Monday, 7:30 AM. 56 degrees, wind NW, dead calm. The channel is glassy. The skies are blue and hazy, and the barometer predicts rain.
Invasive plants are becoming a big issue in the community. The DNR has had a team visit Bayfield for several years in a row, doing demonstrations of chemical eradication of Polgonatum cuspidatum, “elephant ears” in local parlance. This plant (those pictured are eight feet high, and create a virtual cane break) was introduced by the USDA for erosion control in the dust bowl ‘30’s, along with kudzu (“the vine that ate the South”) and other plants, mostly Asiatic in origin. Many of these, while doing their erosion control job admirably, have become noxious weeds, and are targeted for control or elimination by state or federal agencies.
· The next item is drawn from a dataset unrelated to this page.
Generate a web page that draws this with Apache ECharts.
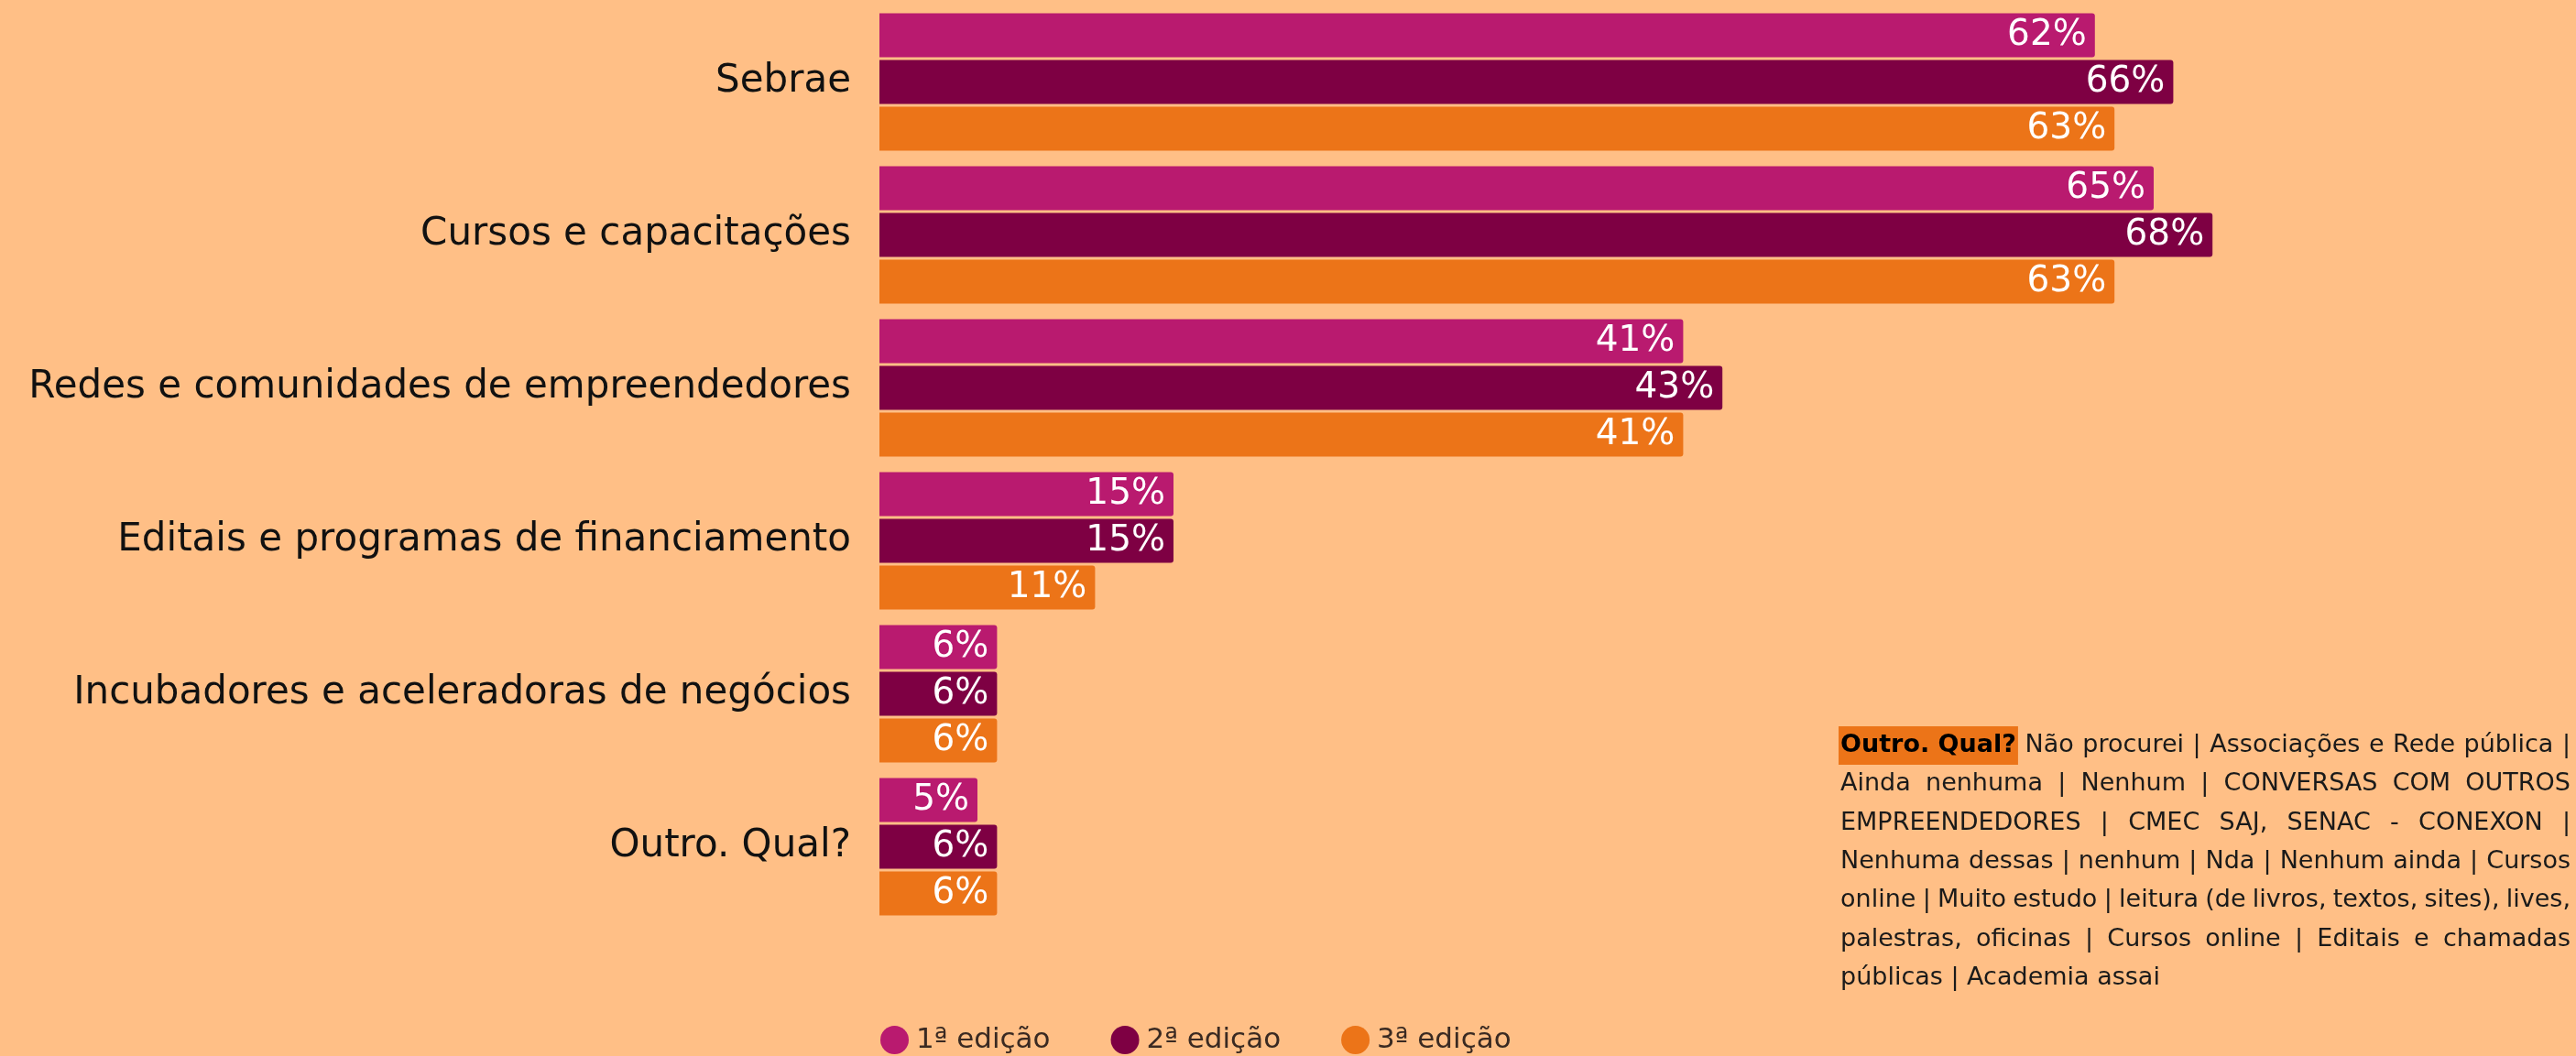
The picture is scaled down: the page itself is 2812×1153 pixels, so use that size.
<!DOCTYPE html>
<html><head><meta charset="utf-8">
<script src="https://cdn.jsdelivr.net/npm/echarts@6/dist/echarts.min.js"></script>
<style>html,body{margin:0;padding:0;background:#FFBF86;}#c{width:2812px;height:1153px;}</style>
</head><body><div id="c"></div>
<script>
const categories = ['Sebrae','Cursos e capacitações','Redes e comunidades de empreendedores','Editais e programas de financiamento','Incubadores e aceleradoras de negócios','Outro. Qual?'];
const seriesNames = ['1ª edição','2ª edição','3ª edição'];
const ed1 = [62,65,41,15,6,5];
const ed2 = [66,68,43,15,6,6];
const ed3 = [63,63,41,11,6,6];
const colors = ['#B91A6F','#7E0043','#EC7418'];
const noteHead = 'Outro. Qual?';
const noteLines = [
  'Não procurei | Associações e Rede pública |',
  'Ainda nenhuma | Nenhum | CONVERSAS COM OUTROS',
  'EMPREENDEDORES | CMEC SAJ, SENAC - CONEXON |',
  'Nenhuma dessas | nenhum | Nda | Nenhum ainda | Cursos',
  'online | Muito estudo | leitura (de livros, textos, sites), lives,',
  'palestras, oficinas | Cursos online | Editais e chamadas',
  'públicas | Academia assai'
];

const FONT = 'DejaVu Sans';
const chart = echarts.init(document.getElementById('c'));

// justified note block
const ctx = document.createElement('canvas').getContext('2d');
function mw(t, f){ ctx.font = f; return ctx.measureText(t).width; }
const boxL = 2009, boxR = 2806, boxW = boxR - boxL, lineY0 = 814, lineH = 42.3;
const graphics = [];
noteLines.forEach((line, i) => {
  let fs = 27;
  const toks = line.split(' ');
  const items = toks.map(t => ({text: t, bold: false}));
  if (i === 0) items.unshift({text: noteHead, bold: true});
  const last = i === noteLines.length - 1;
  const fontOf = (it, s) => (it.bold ? 'bold ' : '') + s + 'px ' + FONT;
  let widths = items.map(it => mw(it.text, fontOf(it, fs)));
  let sum = widths.reduce((a,b)=>a+b,0);
  let sp = mw(' ', fs + 'px ' + FONT);
  const n = items.length - 1;
  if (sum + n * sp * 0.8 > boxW) {
    fs = fs * boxW / (sum + n * sp * 0.8);
    widths = items.map(it => mw(it.text, fontOf(it, fs)));
    sum = widths.reduce((a,b)=>a+b,0);
    sp = mw(' ', fs + 'px ' + FONT);
  }
  const gap = last ? sp : (boxW - sum) / n;
  let x = boxL;
  const y = lineY0 + i * lineH;
  items.forEach((it, k) => {
    const st = {text: it.text, font: fontOf(it, fs), fill: '#1a1a1a', textAlign: 'left', textVerticalAlign: 'middle', align: 'left', verticalAlign: 'middle'};
    if (it.bold) { st.backgroundColor = '#EC7418'; st.padding = [12, 2, 3, 2]; st.fill = '#000'; }
    graphics.push({type: 'text', x: it.bold ? x - 2 : x, y: y, style: st, z: 10});
    x += widths[k] + gap;
  });
});

const mkSeries = (name, data, color) => ({
  name, type: 'bar', data,
  barWidth: 48, barGap: '6.25%',
  itemStyle: {color, borderRadius: [0, 3, 3, 0]},
  label: {show: true, position: 'insideRight', distance: 9, color: '#fff', fontSize: 39, fontFamily: FONT, formatter: '{c}%'}
});

chart.setOption({
  backgroundColor: '#FFBF86',
  animation: false,
  grid: {left: 960, right: 140, top: 6, bottom: 145, containLabel: false},
  xAxis: {type: 'value', min: 0, max: 80, show: false},
  yAxis: {type: 'category', data: categories, inverse: true,
    axisLine: {show: false}, axisTick: {show: false},
    axisLabel: {fontSize: 42, fontFamily: FONT, color: '#111', margin: 31}},
  legend: {data: seriesNames, icon: 'circle', itemWidth: 31, itemHeight: 31, itemGap: 66,
    left: 961, top: 1120, padding: 0,
    textStyle: {fontSize: 31, fontFamily: FONT, color: '#3a2a22', padding: [0, 0, 0, 3]}},
  series: [mkSeries(seriesNames[0], ed1, colors[0]), mkSeries(seriesNames[1], ed2, colors[1]), mkSeries(seriesNames[2], ed3, colors[2])],
  graphic: graphics
});
</script></body></html>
The dilemma is: if the plants are eliminated, what will happen to the eroding lands they have stabilized? There have already been such questions asked by Bayfield property owners, and battle lines are being drawn between those who see the plants as useful or benign and those who see them as foreign invaders to be eliminated. There is also the nagging question of the environmental hazards posed by the poisonous herbicides to be used, which is a legitimate concern. Our “elephant ears” were planted in the local ravines after a disastrous 1942 flood, and they do hold the banks in place. Trouble is, few people alive today are familiar with the flood except through grainy old photographs.
As volunteer city forester and weed commissioner I am sort of in the middle of a growing controversy, which won’t be easy to resolve because the facts and the science cut both ways. There are many similar issues, on a much larger scale, and what is most needed is a common sense, cost-benefit analysis of each. But common sense, unfortunately, is sorely lacking in contentious ecological issues. Wish us luck!